→ GOAL
Stop at the line containing "2.512, 2.962, 3.0];": repeat exactly every line of the entries below from the first up to it, plus that line, with pictures omitted.

==== EXERCISE MATERIALS ====

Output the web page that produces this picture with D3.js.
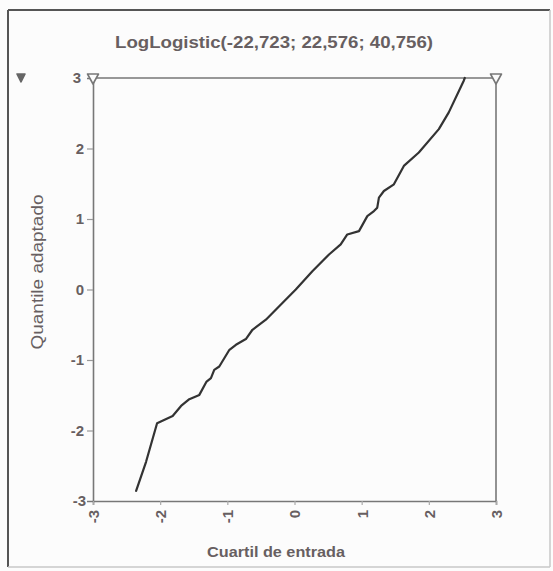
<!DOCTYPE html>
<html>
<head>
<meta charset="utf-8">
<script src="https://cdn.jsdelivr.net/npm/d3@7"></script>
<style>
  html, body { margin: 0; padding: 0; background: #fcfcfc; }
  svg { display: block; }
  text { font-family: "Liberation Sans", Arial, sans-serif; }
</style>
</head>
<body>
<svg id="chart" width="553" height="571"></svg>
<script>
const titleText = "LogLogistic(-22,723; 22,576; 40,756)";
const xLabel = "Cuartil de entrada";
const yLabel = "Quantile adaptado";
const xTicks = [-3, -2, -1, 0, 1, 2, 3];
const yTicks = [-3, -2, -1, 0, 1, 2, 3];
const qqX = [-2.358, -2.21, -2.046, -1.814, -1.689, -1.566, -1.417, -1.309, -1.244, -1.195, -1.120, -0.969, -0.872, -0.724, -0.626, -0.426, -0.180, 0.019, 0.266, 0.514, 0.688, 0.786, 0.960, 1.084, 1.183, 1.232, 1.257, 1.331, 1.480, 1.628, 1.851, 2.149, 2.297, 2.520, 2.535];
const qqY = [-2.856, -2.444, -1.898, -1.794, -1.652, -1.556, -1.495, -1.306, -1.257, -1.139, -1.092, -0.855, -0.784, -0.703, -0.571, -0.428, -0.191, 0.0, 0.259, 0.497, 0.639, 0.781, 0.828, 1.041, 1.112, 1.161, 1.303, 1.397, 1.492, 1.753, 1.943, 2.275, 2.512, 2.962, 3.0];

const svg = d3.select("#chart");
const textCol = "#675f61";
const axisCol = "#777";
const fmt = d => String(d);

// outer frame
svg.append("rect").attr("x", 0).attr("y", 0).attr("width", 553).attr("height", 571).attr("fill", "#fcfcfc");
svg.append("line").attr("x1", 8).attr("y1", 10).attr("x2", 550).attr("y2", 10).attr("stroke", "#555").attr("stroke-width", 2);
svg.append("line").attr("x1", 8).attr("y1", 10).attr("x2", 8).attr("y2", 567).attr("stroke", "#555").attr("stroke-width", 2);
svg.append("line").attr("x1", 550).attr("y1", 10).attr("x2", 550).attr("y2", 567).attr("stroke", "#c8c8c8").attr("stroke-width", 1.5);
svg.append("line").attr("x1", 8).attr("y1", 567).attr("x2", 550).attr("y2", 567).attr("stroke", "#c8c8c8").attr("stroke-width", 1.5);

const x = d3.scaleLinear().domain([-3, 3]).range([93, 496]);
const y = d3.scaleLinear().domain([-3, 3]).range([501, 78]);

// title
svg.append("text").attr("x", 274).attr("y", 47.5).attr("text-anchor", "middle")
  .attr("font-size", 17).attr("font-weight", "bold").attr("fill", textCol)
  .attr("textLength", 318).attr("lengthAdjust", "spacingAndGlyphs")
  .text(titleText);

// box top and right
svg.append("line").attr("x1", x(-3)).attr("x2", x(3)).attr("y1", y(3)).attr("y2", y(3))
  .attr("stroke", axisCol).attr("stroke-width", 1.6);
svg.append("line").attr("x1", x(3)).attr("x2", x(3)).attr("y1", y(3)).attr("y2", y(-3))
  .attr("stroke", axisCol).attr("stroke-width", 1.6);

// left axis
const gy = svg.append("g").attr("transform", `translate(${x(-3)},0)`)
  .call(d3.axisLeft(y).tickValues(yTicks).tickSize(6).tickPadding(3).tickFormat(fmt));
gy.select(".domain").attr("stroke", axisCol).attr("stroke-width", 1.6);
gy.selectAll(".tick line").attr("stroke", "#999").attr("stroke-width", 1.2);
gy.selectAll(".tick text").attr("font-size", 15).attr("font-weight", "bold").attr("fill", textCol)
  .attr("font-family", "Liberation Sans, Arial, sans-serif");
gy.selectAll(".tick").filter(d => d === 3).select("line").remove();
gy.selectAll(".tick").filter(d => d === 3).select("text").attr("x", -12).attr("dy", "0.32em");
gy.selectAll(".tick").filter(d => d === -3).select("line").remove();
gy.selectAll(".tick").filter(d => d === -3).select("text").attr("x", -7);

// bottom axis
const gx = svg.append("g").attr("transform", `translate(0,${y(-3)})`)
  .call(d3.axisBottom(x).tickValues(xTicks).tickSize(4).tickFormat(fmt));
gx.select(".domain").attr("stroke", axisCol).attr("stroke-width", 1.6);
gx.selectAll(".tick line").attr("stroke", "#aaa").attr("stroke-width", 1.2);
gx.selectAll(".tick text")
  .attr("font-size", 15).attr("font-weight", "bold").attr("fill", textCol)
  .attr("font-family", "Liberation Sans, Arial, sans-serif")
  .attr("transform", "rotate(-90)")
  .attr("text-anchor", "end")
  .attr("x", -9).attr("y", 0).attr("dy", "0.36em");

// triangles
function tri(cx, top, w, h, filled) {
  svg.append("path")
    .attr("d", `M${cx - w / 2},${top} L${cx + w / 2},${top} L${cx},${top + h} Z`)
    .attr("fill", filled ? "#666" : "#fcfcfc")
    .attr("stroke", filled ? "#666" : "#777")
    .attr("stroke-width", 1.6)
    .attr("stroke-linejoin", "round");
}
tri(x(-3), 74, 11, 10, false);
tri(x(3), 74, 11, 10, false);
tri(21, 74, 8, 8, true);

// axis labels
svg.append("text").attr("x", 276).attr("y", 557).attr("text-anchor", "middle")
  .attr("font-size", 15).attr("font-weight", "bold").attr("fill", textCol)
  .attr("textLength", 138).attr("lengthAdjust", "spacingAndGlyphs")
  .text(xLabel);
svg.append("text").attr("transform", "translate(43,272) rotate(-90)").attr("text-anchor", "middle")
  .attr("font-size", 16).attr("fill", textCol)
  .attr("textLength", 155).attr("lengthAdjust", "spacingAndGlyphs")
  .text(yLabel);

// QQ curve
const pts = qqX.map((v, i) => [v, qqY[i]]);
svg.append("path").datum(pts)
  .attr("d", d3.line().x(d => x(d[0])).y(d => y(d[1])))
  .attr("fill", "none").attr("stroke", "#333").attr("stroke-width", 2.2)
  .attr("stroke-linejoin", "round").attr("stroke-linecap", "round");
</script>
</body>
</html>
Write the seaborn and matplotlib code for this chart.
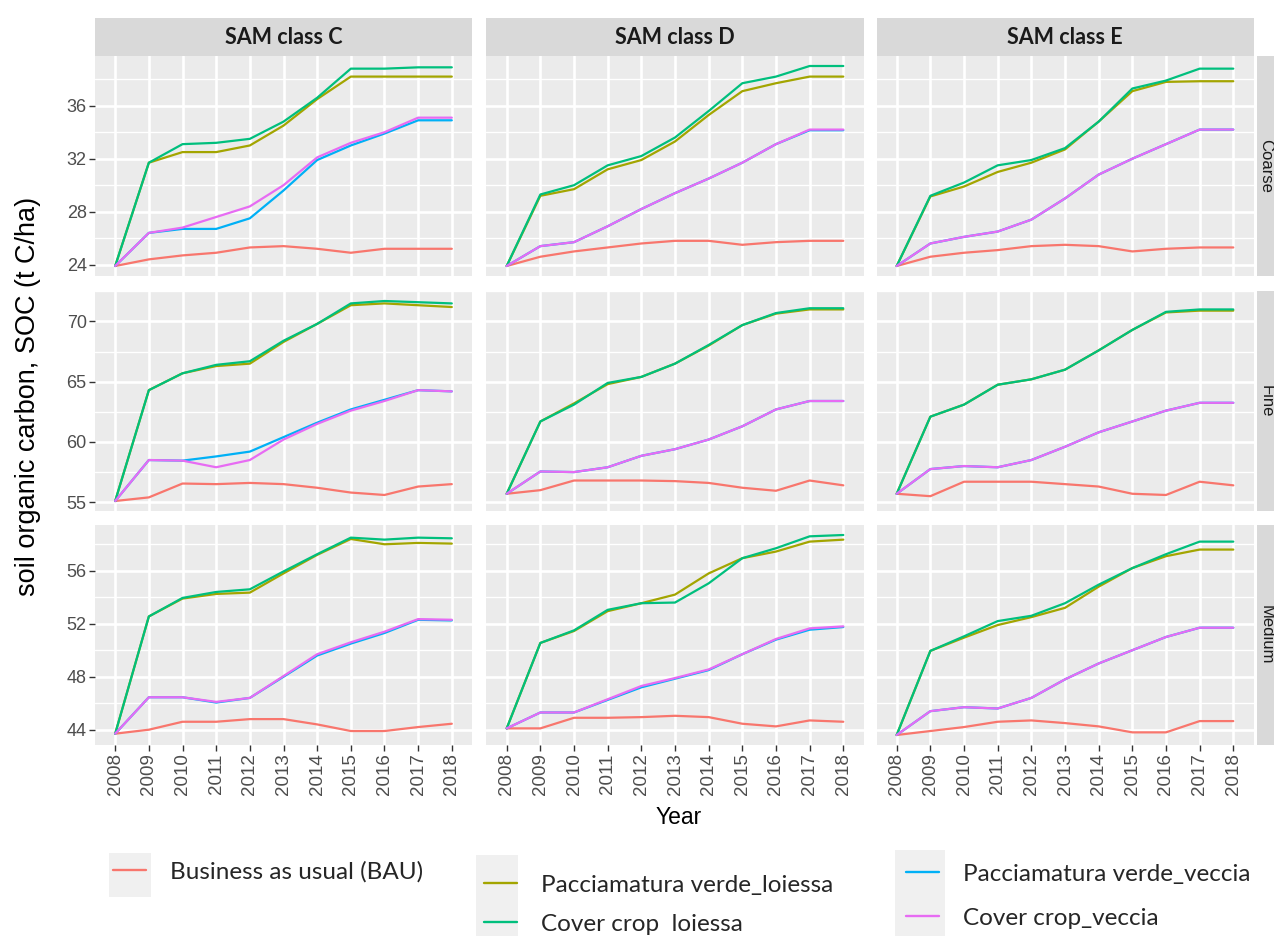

====

→ WRITTEN RESPONSE
Output the web page that produces this picture with D3.js.
<!DOCTYPE html>
<html>
<head>
<meta charset="utf-8">
<script src="https://cdn.jsdelivr.net/npm/d3@7"></script>
<style>
  html, body { margin: 0; padding: 0; background: #fcfcfc; }
  svg { display: block; }
  text { font-family: "Liberation Sans", Arial, sans-serif; }
</style>
</head>
<body>
<svg id="chart" width="553" height="571"></svg>
<script>
const titleText = "LogLogistic(-22,723; 22,576; 40,756)";
const xLabel = "Cuartil de entrada";
const yLabel = "Quantile adaptado";
const xTicks = [-3, -2, -1, 0, 1, 2, 3];
const yTicks = [-3, -2, -1, 0, 1, 2, 3];
const qqX = [-2.358, -2.21, -2.046, -1.814, -1.689, -1.566, -1.417, -1.309, -1.244, -1.195, -1.120, -0.969, -0.872, -0.724, -0.626, -0.426, -0.180, 0.019, 0.266, 0.514, 0.688, 0.786, 0.960, 1.084, 1.183, 1.232, 1.257, 1.331, 1.480, 1.628, 1.851, 2.149, 2.297, 2.520, 2.535];
const qqY = [-2.856, -2.444, -1.898, -1.794, -1.652, -1.556, -1.495, -1.306, -1.257, -1.139, -1.092, -0.855, -0.784, -0.703, -0.571, -0.428, -0.191, 0.0, 0.259, 0.497, 0.639, 0.781, 0.828, 1.041, 1.112, 1.161, 1.303, 1.397, 1.492, 1.753, 1.943, 2.275, 2.512, 2.962, 3.0];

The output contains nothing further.